-- START OF PROVIDED MATERIAL --
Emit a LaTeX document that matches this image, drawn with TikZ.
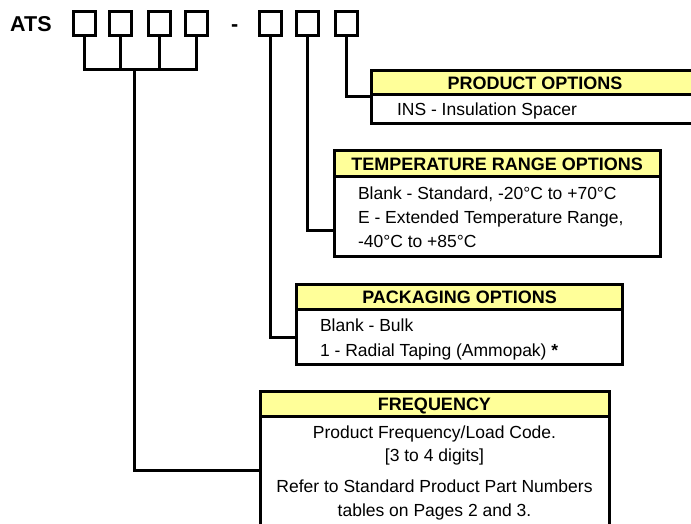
-- END OF PROVIDED MATERIAL --
-- START OF PROVIDED MATERIAL --
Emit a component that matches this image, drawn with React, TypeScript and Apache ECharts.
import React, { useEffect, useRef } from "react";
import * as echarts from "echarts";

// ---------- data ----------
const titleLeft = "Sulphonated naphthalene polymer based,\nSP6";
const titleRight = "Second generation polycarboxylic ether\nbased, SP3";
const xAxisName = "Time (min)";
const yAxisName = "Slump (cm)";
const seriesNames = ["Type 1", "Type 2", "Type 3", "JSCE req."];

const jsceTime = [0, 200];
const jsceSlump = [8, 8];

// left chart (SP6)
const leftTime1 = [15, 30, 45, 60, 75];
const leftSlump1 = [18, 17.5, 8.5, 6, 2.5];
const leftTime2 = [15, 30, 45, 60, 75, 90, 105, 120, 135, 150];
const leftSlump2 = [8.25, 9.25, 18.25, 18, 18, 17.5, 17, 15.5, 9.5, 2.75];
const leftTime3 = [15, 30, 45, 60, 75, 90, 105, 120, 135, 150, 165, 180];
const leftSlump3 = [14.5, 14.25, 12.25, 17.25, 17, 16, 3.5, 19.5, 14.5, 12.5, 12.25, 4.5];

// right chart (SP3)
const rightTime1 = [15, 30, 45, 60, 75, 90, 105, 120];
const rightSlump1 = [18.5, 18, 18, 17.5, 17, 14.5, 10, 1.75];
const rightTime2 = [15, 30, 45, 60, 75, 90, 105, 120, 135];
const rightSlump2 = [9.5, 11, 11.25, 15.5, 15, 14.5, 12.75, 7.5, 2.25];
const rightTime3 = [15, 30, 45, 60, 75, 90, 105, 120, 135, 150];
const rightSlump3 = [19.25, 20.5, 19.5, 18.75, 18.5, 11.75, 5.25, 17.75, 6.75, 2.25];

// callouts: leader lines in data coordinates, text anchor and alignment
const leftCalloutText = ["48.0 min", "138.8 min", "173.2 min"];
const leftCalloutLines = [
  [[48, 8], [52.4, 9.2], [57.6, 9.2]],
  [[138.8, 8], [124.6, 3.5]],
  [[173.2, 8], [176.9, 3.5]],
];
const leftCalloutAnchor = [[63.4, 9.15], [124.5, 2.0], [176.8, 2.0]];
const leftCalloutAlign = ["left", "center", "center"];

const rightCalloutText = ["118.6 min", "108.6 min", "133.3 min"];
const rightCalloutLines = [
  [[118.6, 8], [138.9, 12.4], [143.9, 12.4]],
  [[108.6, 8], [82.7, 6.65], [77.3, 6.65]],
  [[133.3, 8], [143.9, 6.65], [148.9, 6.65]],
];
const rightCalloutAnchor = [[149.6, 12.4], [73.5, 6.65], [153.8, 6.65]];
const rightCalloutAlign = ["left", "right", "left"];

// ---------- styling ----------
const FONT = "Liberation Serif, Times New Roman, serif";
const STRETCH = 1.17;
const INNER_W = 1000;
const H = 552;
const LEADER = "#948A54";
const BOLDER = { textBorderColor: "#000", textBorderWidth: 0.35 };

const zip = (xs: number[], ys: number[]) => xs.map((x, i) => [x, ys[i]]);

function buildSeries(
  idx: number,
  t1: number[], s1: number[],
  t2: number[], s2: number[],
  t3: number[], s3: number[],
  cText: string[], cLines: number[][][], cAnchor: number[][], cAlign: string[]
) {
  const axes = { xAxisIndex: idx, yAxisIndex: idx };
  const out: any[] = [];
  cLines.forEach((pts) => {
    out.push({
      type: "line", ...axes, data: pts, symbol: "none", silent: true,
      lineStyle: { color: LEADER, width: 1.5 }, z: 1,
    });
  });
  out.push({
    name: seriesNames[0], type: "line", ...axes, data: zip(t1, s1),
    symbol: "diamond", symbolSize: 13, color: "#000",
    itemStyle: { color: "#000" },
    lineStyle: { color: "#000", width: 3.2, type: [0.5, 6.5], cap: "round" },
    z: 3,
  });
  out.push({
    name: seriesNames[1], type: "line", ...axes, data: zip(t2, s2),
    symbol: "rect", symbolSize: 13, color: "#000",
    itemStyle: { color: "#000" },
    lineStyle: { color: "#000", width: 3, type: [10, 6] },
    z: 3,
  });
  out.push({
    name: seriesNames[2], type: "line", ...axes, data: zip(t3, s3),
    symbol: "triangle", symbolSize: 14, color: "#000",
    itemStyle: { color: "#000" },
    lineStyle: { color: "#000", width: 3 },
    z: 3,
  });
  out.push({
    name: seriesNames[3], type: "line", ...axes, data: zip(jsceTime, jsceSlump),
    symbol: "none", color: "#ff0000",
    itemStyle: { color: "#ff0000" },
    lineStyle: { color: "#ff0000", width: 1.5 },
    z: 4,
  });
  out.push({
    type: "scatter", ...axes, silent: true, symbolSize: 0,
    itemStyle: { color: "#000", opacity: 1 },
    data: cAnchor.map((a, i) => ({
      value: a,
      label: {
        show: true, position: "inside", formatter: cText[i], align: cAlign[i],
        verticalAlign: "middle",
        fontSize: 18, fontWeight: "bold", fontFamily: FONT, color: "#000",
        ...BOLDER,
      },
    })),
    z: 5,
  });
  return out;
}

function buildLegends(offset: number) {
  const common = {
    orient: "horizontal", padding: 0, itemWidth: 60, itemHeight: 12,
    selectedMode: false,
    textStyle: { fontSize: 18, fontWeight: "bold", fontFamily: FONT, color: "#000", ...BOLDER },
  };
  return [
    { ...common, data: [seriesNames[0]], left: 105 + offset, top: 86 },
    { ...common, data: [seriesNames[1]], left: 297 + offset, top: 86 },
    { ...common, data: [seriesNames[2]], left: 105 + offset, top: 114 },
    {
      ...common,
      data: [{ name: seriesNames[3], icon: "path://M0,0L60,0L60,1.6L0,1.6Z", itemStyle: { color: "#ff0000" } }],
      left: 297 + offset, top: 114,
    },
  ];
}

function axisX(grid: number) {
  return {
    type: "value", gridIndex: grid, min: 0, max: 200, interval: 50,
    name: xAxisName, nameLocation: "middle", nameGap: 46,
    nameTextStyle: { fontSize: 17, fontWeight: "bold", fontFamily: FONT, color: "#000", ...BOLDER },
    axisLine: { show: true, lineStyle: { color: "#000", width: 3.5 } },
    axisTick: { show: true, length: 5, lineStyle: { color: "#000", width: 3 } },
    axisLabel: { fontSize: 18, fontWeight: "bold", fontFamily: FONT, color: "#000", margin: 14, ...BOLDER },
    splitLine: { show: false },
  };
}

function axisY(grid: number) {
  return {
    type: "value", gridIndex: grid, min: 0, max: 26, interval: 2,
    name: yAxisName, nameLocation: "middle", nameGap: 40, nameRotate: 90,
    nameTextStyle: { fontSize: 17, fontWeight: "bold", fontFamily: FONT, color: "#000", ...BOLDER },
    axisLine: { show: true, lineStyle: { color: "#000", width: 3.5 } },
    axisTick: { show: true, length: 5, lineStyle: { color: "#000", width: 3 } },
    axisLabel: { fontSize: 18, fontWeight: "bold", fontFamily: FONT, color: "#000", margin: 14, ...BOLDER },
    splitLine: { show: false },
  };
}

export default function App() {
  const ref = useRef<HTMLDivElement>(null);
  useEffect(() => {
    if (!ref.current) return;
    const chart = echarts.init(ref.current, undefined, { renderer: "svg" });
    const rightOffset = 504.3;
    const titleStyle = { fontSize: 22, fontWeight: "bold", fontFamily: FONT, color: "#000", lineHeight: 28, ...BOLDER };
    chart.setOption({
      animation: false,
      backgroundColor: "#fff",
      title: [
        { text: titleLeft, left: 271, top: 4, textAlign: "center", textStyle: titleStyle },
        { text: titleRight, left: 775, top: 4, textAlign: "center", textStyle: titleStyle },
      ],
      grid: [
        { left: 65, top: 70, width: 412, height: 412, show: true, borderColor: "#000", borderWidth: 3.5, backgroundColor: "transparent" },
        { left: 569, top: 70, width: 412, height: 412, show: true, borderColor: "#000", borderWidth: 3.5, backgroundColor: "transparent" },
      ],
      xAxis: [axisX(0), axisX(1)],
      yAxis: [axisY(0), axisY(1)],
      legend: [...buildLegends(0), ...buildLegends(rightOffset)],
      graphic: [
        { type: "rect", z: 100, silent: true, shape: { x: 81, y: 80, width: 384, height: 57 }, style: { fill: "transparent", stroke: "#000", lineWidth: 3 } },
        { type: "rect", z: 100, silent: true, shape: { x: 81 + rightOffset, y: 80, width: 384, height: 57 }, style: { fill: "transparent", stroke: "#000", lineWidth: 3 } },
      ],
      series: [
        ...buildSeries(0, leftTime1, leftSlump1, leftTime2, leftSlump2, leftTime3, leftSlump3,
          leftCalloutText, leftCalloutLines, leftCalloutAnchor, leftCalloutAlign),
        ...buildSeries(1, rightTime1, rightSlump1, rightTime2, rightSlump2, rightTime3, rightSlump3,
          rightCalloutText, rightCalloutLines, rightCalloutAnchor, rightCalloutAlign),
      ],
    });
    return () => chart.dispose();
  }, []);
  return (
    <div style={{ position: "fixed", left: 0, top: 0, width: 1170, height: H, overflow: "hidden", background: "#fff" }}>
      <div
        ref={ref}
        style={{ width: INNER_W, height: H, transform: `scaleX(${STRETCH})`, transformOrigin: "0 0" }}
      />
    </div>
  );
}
-- END OF PROVIDED MATERIAL --
## DIRECTIVE
Where a line of the material above holds the string "drawn", copy that line.

## EXERCISE RESULT
Emit a LaTeX document that matches this image, drawn with TikZ.
Emit a component that matches this image, drawn with React, TypeScript and Apache ECharts.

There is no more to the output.